Labor Day Boaters Testing Out The Waters With Act 299

With so many Arkansans hitting the many waterways of Arkansas this Labor day, boaters should be reminded of the new state law that says being intoxicated while driving a boat is as serious as driving a car while impaired.

Arkansas State Senator Jimmy Hickey saw a problem with drinking and boat driving so he filed the Senate Bill 81, with co-sponsors including state Sens. Cecile Bledsoe, R-Rogers; Jim Hendren, R-Sulphur Springs; and Bart Hester, R-Cave Springs. The bill, which made changes to the DWI law and related measures, was supported by other victims of drunken-boating accidents.

The bill passed 34-0 in the Senate and 97-0 in the House this spring, and is now Act 299 of 2015. It became effective July 22.

Before the act became law, a boating while intoxicated or boating under the influence offense would be mentioned on an offender’s driving record and could be considered by a judge in sentencing in future DWI or DUI offenses. A boating while intoxicated offense now requires suspension of a violator’s driver’s license and vehicle registration, the same penalty as a DWI in a car.

Billboards such as this one are scheduled to go up in Northwest Arkansas sometime next year, according to the U.S. Army Corps... (Credit: Courtesy Photo)
Billboards such as this one are scheduled to go up in Northwest Arkansas sometime next year, according to the U.S. Army Corps… (Credit: Courtesy Photo)

The law requires license suspension periods for driving or boating while intoxicated within a five-year period as follows: six months for a first offense, 24 months for a second offense, 30 months for a third offense and 48 months for a fourth offense.
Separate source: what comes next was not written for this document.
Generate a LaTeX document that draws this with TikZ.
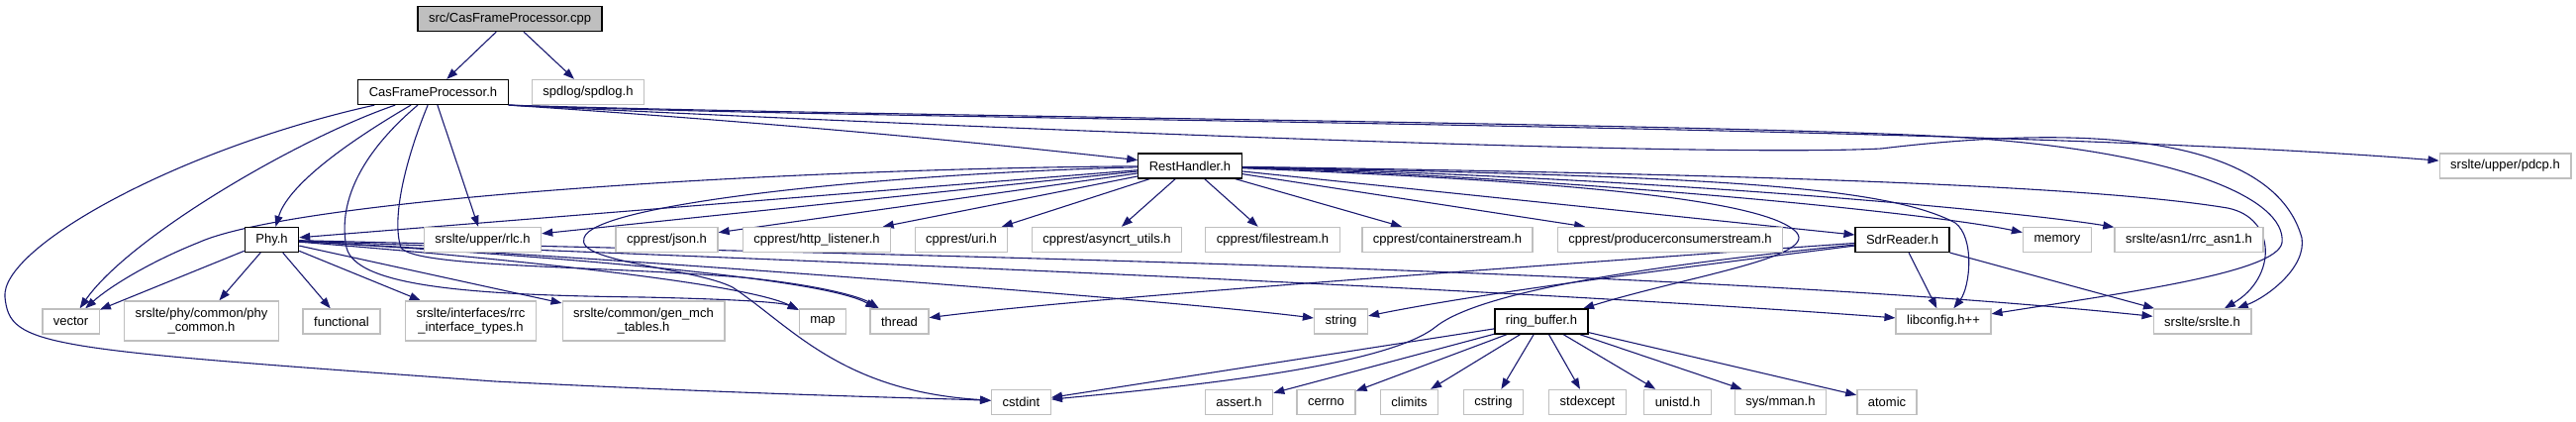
\documentclass[tikz,border=0pt]{standalone}
\usepackage{fontspec}
\setmainfont{Liberation Sans}
\usetikzlibrary{arrows.meta,backgrounds}
\definecolor{edgeblue}{HTML}{191970}
\definecolor{boxgray}{HTML}{BFBFBF}

\begin{document}
\begin{tikzpicture}[
            x=0.5pt, y=-0.5pt,
            hdr/.style={draw=boxgray, fill=white, line width=0.7pt, inner xsep=5.5pt, inner ysep=0pt,
                        minimum height=12.5pt, font=\fontsize{6.5}{7}\selectfont, align=center},
            hdrtwo/.style={hdr, minimum height=20pt},
            own/.style={hdr, draw=black, line width=0.6pt},
            srcfile/.style={hdr, draw=black, line width=0.6pt, fill=boxgray},
            inc/.style={draw=edgeblue, line width=0.55pt, -{Triangle[length=5.5pt,width=4pt]}}
        ]
        \useasboundingbox (0,0) rectangle (2602,425);
        % top
        \node[srcfile] (root)   at (515,19)    {src/CasFrameProcessor.cpp};
        \node[own] (cfp)        at (437.5,93)  {CasFrameProcessor.h};
        \node[hdr] (spdlog)     at (594,93)    {spdlog/spdlog.h};
        \node[own] (rest)       at (1202,167.5) {RestHandler.h};
        \node[hdr] (pdcp)       at (2530.5,167.5) {srslte/upper/pdcp.h};
        % second row
        \node[own] (phy)        at (274.5,242) {Phy.h};
        \node[hdr] (rlc)        at (487.5,242) {srslte/upper/rlc.h};
        \node[hdr] (json)       at (673.5,242) {cpprest/json.h};
        \node[hdr] (httpl)      at (825,242)   {cpprest/http\_listener.h};
        \node[hdr] (uri)        at (971,242)   {cpprest/uri.h};
        \node[hdr] (asyncrt)    at (1118,242)  {cpprest/asyncrt\_utils.h};
        \node[hdr] (filestr)    at (1285.5,242) {cpprest/filestream.h};
        \node[hdr] (contstr)    at (1462,242)  {cpprest/containerstream.h};
        \node[hdr] (prodcons)   at (1687,242)  {cpprest/producerconsumerstream.h};
        \node[own] (sdr)        at (1921.5,242) {SdrReader.h};
        \node[hdr] (memory)     at (2078,242)  {memory};
        \node[hdr] (asn)        at (2211,242)  {srslte/asn1/rrc\_asn1.h};
        % third row
        \node[hdr] (vector)     at (71.5,324.5) {vector};
        \node[hdrtwo] (phycommon) at (203.5,324) {srslte/phy/common/phy\\\_common.h};
        \node[hdr] (functional) at (345,324.5) {functional};
        \node[hdrtwo] (rrcif)   at (475.5,324) {srslte/interfaces/rrc\\\_interface\_types.h};
        \node[hdrtwo] (genmch)  at (650,324)   {srslte/common/gen\_mch\\\_tables.h};
        \node[hdr] (map)        at (831,324.5) {map};
        \node[hdr] (thread)     at (908.5,324.5) {thread};
        \node[hdr] (string)     at (1354.5,324.5) {string};
        \node[own] (ring)       at (1557,324.5) {ring\_buffer.h};
        \node[hdr] (libconfig)  at (1963,324.5) {libconfig.h++};
        \node[hdr] (srslte)     at (2224.5,324.5) {srslte/srslte.h};
        % bottom row
        \node[hdr] (cstdint)    at (1031.5,406) {cstdint};
        \node[hdr] (assert)     at (1251.5,406) {assert.h};
        \node[hdr] (cerrno)     at (1339.5,406) {cerrno};
        \node[hdr] (climits)    at (1423.5,406) {climits};
        \node[hdr] (cstring)    at (1508.5,406) {cstring};
        \node[hdr] (stdexcept)  at (1603.5,406) {stdexcept};
        \node[hdr] (unistd)     at (1694.5,406) {unistd.h};
        \node[hdr] (mman)       at (1798.5,406) {sys/mman.h};
        \node[hdr] (atomic)     at (1906,406)  {atomic};

        \begin{scope}[on background layer]
        \draw[inc] (root) -- (cfp);
        \draw[inc] (root) -- (spdlog);
        % CasFrameProcessor.h
        \draw[inc] (cfp) .. controls (340,150) and (290,190) .. (phy);
        \draw[inc] (cfp) .. controls (300,140) and (130,240) .. (vector);
        \draw[inc] (cfp) .. controls (180,150) and (0,250) .. (5,300)
                         .. controls (10,350) and (40,352) .. (500,385)
                         .. controls (800,400) and (950,402) .. (cstdint);
        \draw[inc] (cfp) -- (rlc);
        \draw[inc] (cfp) .. controls (370,150) and (340,200) .. (350,250)
                         .. controls (360,290) and (480,298) .. (650,300)
                         .. controls (740,302) and (790,305) .. (map);
        \draw[inc] (cfp) .. controls (410,160) and (395,220) .. (405,250)
                         .. controls (420,270) and (600,268) .. (750,280)
                         .. controls (830,288) and (870,300) .. (thread);
        \draw[inc] (cfp.south east) .. controls (800,125) and (1000,145) .. (rest);
        \draw[inc] (cfp.south east) .. controls (900,122) and (2000,125) .. (pdcp);
        \draw[inc] (cfp.south east) .. controls (900,125) and (1700,160) .. (1900,150)
                         .. controls (2150,120) and (2300,150) .. (2325,240)
                         .. controls (2330,270) and (2290,300) .. (srslte);
        \draw[inc] (cfp.south east) .. controls (900,118) and (1800,125) .. (2000,140)
                         .. controls (2200,155) and (2310,200) .. (2305,245)
                         .. controls (2300,275) and (2150,295) .. (libconfig);
        % RestHandler.h
        \draw[inc] (rest) -- (phy);
        \draw[inc] (rest) -- (rlc);
        \draw[inc] (rest) .. controls (800,170) and (300,200) .. (200,245)
                          .. controls (150,265) and (110,290) .. (vector);
        \draw[inc] (rest) .. controls (900,175) and (600,205) .. (590,240)
                          .. controls (580,265) and (700,270) .. (740,290)
                          .. controls (800,330) and (850,395) .. (cstdint);
        \draw[inc] (rest) -- (json);
        \draw[inc] (rest) -- (httpl);
        \draw[inc] (rest) -- (uri);
        \draw[inc] (rest) -- (asyncrt);
        \draw[inc] (rest) -- (filestr);
        \draw[inc] (rest) -- (contstr);
        \draw[inc] (rest) -- (prodcons);
        \draw[inc] (rest) -- (sdr);
        \draw[inc] (rest) .. controls (1600,180) and (1950,215) .. (memory);
        \draw[inc] (rest) .. controls (1700,180) and (2050,215) .. (asn);
        \draw[inc] (rest) .. controls (1500,180) and (1780,195) .. (1815,235)
                          .. controls (1835,260) and (1700,280) .. (ring);
        \draw[inc] (rest) .. controls (1700,178) and (1900,185) .. (1975,225)
                          .. controls (1995,240) and (1990,290) .. (libconfig);
        \draw[inc] (rest) .. controls (1700,175) and (2100,185) .. (2250,210)
                          .. controls (2300,220) and (2300,280) .. (srslte);
        % Phy.h
        \draw[inc] (phy) -- (vector);
        \draw[inc] (phy) -- (phycommon);
        \draw[inc] (phy) -- (functional);
        \draw[inc] (phy) -- (rrcif);
        \draw[inc] (phy) -- (genmch);
        \draw[inc] (phy) .. controls (500,260) and (750,285) .. (map);
        \draw[inc] (phy) .. controls (550,258) and (830,280) .. (thread);
        \draw[inc] (phy) .. controls (700,265) and (1200,305) .. (string);
        \draw[inc] (phy) .. controls (800,262) and (1500,290) .. (libconfig);
        \draw[inc] (phy) .. controls (800,255) and (1700,270) .. (srslte);
        % SdrReader.h
        \draw[inc] (sdr) .. controls (1700,270) and (1500,295) .. (string);
        \draw[inc] (sdr) .. controls (1600,265) and (1100,300) .. (thread);
        \draw[inc] (sdr) .. controls (1700,265) and (1500,290) .. (1450,330)
                         .. controls (1400,370) and (1200,390) .. (cstdint);
        \draw[inc] (sdr) -- (libconfig);
        \draw[inc] (sdr) -- (srslte);
        % ring_buffer.h
        \draw[inc] (ring) -- (cstdint);
        \draw[inc] (ring) -- (assert);
        \draw[inc] (ring) -- (cerrno);
        \draw[inc] (ring) -- (climits);
        \draw[inc] (ring) -- (cstring);
        \draw[inc] (ring) -- (stdexcept);
        \draw[inc] (ring) -- (unistd);
        \draw[inc] (ring) -- (mman);
        \draw[inc] (ring) -- (atomic);
        \end{scope}
    \end{tikzpicture}
\end{document}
Alcohol was the leading factor in 21 percent of all fatal boating accidents in 2014, according to Coast Guard figures. That’s despite alcohol being a factor in only 12 percent of overall boating accidents, figures show.

Penalties for those convicted start at 24 hours to one year in prison and a fine of up to $1,000 for a first offense. A second offense can bring imprisonment of seven days to one year and a fine up to $3,000. The third offense can result in imprisonment of 90 days to one year and a fine of up to $5,000. A fourth offense is a felony punishable by imprisonment up to six years and a fine of up to $5,000.

So boaters should think twice before celebrating Labor day boating under the influence.